By Jane Young, CFP, EA
The Federal Reserve is the central bank of the United States. It has two primary jobs, to maintain stable prices and support maximum employment. The Federal Reserve (Fed) was formed by Congress in 1913 to keep the U.S. economy running smoothly. The federal funds rate is one of the primary tools that the Fed uses to maintain stable prices and manage inflation.
The federal funds rate is the target interest rate that banks charge each other for overnight loans. A change in the federal funds rate ripples throughout the economy influencing how much consumers and businesses pay to borrow and how much investors can earn on bank accounts, CDs, and bonds.
The Fed seeks to maintain an annual inflation rate of 2%. Due to an imbalance between supply and demand, U.S. inflation rose to 8.5% in March, the highest annual rate since 1981. This was largely driven by accelerating costs for food and energy. With inflation at a 40-year high, many economists believe the Fed is behind the curve and has been slow to address rising inflation. To help curb inflation, the Fed increased interest rates by .5% in May and is expected to raise rates several more times this year.
The Fed hopes to cool down the economy and decrease inflation by influencing rates on mortgages, credit cards, car loans, and business loans to decrease demand and slow down the flow of money.
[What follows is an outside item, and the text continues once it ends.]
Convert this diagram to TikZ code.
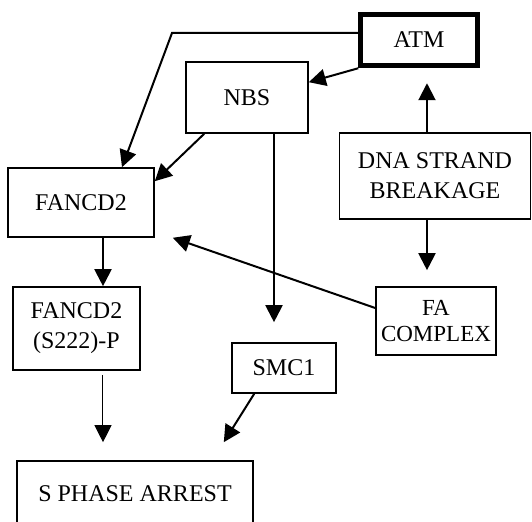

Higher interest rates reduce profit margins resulting in lower stock prices. The higher cost to borrow, increases operational expenses and discourages capital expenditure needed to fuel growth. Additionally, as consumers experience higher borrowing costs, demand for goods and services decreases.
A federal rate increase can also negatively impact consumer confidence. Due to a drop in confidence and the opportunity to earn more interest on certificates of deposits (CDs) and bonds, risk averse investors are likely to move money from the stock market to interest earning options.
Over the last four decades, interest rates and inflation have been relatively low. This was a favorable environment for the stock market. With low interest rates, investors had limited investment options outside of the stock market. As interest rates increase, CD’s and bonds may become more attractive.
Despite the challenges facing the stock market due to rising interest rates, equities remain a key component of your portfolio. The market will undoubtably experience tremendous volatility over the next year and equities are unlikely to provide double digit returns, as we have seen over the last few years. Stock performance will vary by industry. Stock in high growth technology companies, with a strong focus on future projects, is likely to be the most severely impacted by rising rates.
Stick to the fundamentals. Maintain a well-diversified portfolio that supports your financial goals, investment timeframe and tolerance for risk. It is all about balance and over time, returns on equities and interest earning investments should return to reasonable levels.